A Chat With Ashvin Kumar...

A Chat With Ashvin Kumar...

Director Ashvin Kumar had already garnered notable success with his first short The Road To Ladakh, a surreal road movie starring Irrfan Khan (The Warrior). His second short Little Terrorist has accumulated a fair few awards on the festival circuit. This 10 minute film is a simple message of hope, and one that might win Kumar his biggest prize yet…

It is something of a fairytale. In November 2003 Director Ashvin Kumar put out a crew call on the internet UK filmmakers bulletin ShootingPeople.org, saying his short film - Little Terrorist - will be shot in India… and by the way, there is no money to cover fees or travel costs! Luckily, Kumar gets a few adventurous takers.

Last Tuesday, Kumar received a call from the Academy of Motion Pictures Arts and Sciences to say that the film had been nominated for an Oscar in the Best Live Action Short Film category. “WOOOOO-HOOOO!!! I’m totally floored!!!” beams Kumar, “I feel vindicated and grateful to all the people who helped me get here. It’s a fabulous honour for what is only my second film.”

Little Terrorist really shouldn’t have made it off the page, its making reads like a Coen Brothers’ script with one damn thing happening after the next. Crew became ill; actors had to dodge stampeding cows and a freak fire almost destroyed the film stock! Yet Kumar’s tale of what happens to a Pakistani Muslim boy when he accidentally crosses the landmine-riddled Pakistani-Indian border, made it into the can in less than four months. It’s a poignant and visually beautiful film, which has picked up a clutch of gongs, including first prize in the UIP Prix Ghent 2004 and Best Short Film at the Montreal Film Festival.

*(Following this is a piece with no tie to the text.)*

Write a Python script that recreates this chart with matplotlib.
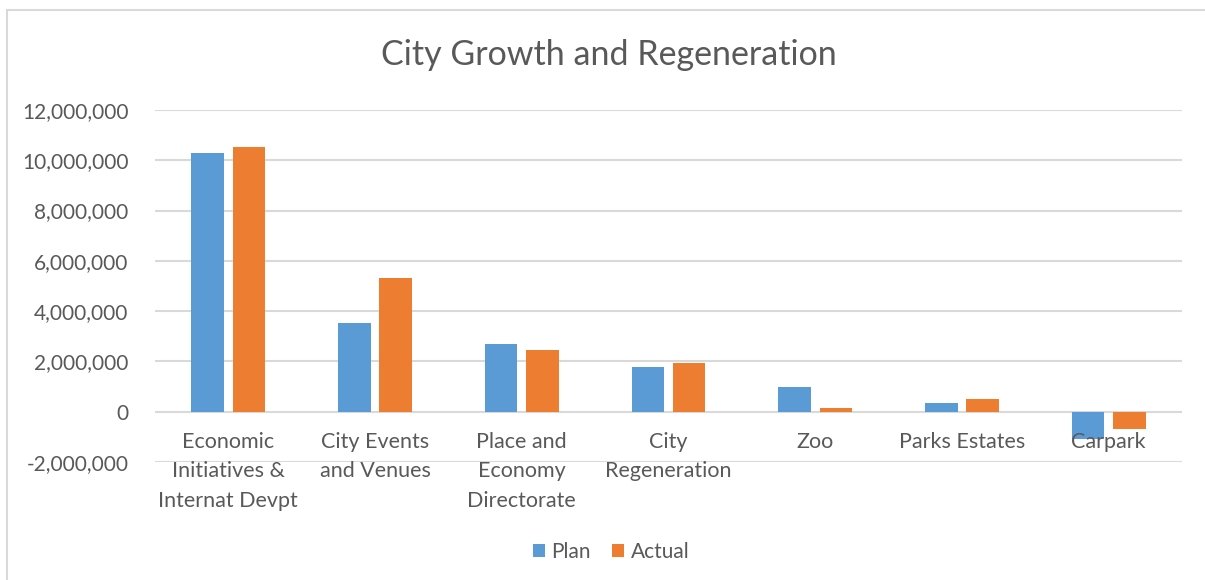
import matplotlib
matplotlib.use("Agg")
import matplotlib.pyplot as plt
import matplotlib.transforms as mtransforms
from matplotlib.patches import Rectangle
from matplotlib.ticker import FuncFormatter
import numpy as np

categories = ["Economic\nInitiatives &\nInternat Devpt", "City Events\nand Venues",
              "Place and\nEconomy\nDirectorate", "City\nRegeneration", "Zoo",
              "Parks Estates", "Carpark"]
plan = [10290000, 3540000, 2680000, 1760000, 980000, 360000, -1080000]
actual = [10540000, 5310000, 2450000, 1930000, 150000, 500000, -690000]

BLUE = "#5B9BD5"
ORANGE = "#ED7D31"
TEXT = "#595959"
GRID = "#D9D9D9"

plt.rcParams['font.family'] = ['Lato', 'DejaVu Sans']

fig = plt.figure(figsize=(12.05, 5.8), dpi=100)
W, H = 1205, 580
ax = fig.add_axes([155 / W, 1 - 462 / H, (1182 - 155) / W, (462 - 110) / H])

# outer chart border (right and bottom edges fall outside the picture)
fig.patches.append(Rectangle((7 / W, -0.05), 1.1, 1.05 - 10 / H,
                             transform=fig.transFigure, fill=False,
                             edgecolor=GRID, linewidth=1.5))

x = np.arange(len(categories))
ax.bar(x - 0.141, plan, width=0.222, color=BLUE, label="Plan", zorder=3)
ax.bar(x + 0.141, actual, width=0.222, color=ORANGE, label="Actual", zorder=3)

ax.set_xlim(-0.5, len(categories) - 0.5)
ax.set_ylim(-2000000, 12000000)
ax.set_yticks(np.arange(-2000000, 12000001, 2000000))
ax.yaxis.set_major_formatter(FuncFormatter(lambda v, p: f"{int(v):,}"))
ax.tick_params(axis='y', length=0, labelsize=15, labelcolor=TEXT, pad=19)
ax.set_xticks([])
ax.grid(axis='y', color=GRID, linewidth=1.5, zorder=0)
for s in ax.spines.values():
    s.set_visible(False)

# category labels hang just under the zero line
lbl_tf = mtransforms.offset_copy(ax.transData, fig=fig, x=0, y=-20, units='dots')
for xi, name in zip(x, categories):
    ax.text(xi, 0, name, transform=lbl_tf, ha='center', va='top',
            fontsize=15.5, color=TEXT, linespacing=1.6)

fig.text(609 / W, 1 - 55 / H, "City Growth and Regeneration", ha='center',
         va='center', fontsize=24.5, color=TEXT)

leg = fig.legend(loc='center', bbox_to_anchor=(611 / W, 1 - 552 / H), ncol=2,
                 frameon=False, fontsize=15, handlelength=0.6,
                 handleheight=0.6, handletextpad=0.3, columnspacing=1.0)
for t in leg.get_texts():
    t.set_color(TEXT)

fig.savefig("out.png", dpi=100)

Clearly, Little Terrorist has struck a chord with judges and audiences alike and Kumar points out why: “It puts a basic humanity on display and reiterates the need to cross borders. And it does it simply”, he explains, “A single village with its people divided by a barbed wire, and now, pointing nuclear missiles at each other, are the realities seen through the innocent eyes of a child. On a story level it’s the ‘adventures’ of a kid who ventures into the unknown and touches the people he comes into contact with.”

The next few weeks will probably feel like an eternity as Kumar prepares for what could be a stratospheric moment in his film career. Til then it’s business as usual. He’s in India again trying hard to raise the finance for his first feature Forest, a thriller set in the Indian jungle and hopes that the nomination will see the big industry bods take notice and maybe help push things along a little. But a month from now Kumar will head to the legendary Kodak Theatre in Los Angeles, walk up that red carpet and experience firsthand the biggest night in cinema. “I wouldn't miss it for the world,” he smiles, “Though, should we win, I really don't know that I would want to go up and say something in front of all those stars!”

When you listen to Kumar talk about his work, you can’t help but admire his creativity, tenacity and absolute belief in himself as a filmmaker. He even found time to make the inspiring Adventures In Shorts, a three hour DVD that documents his experiences from film school to Hollywood, features his two shorts and is an absolute must for any aspiring filmmaker. Whatever the outcome for Kumar on Oscar night, he’s only just getting started…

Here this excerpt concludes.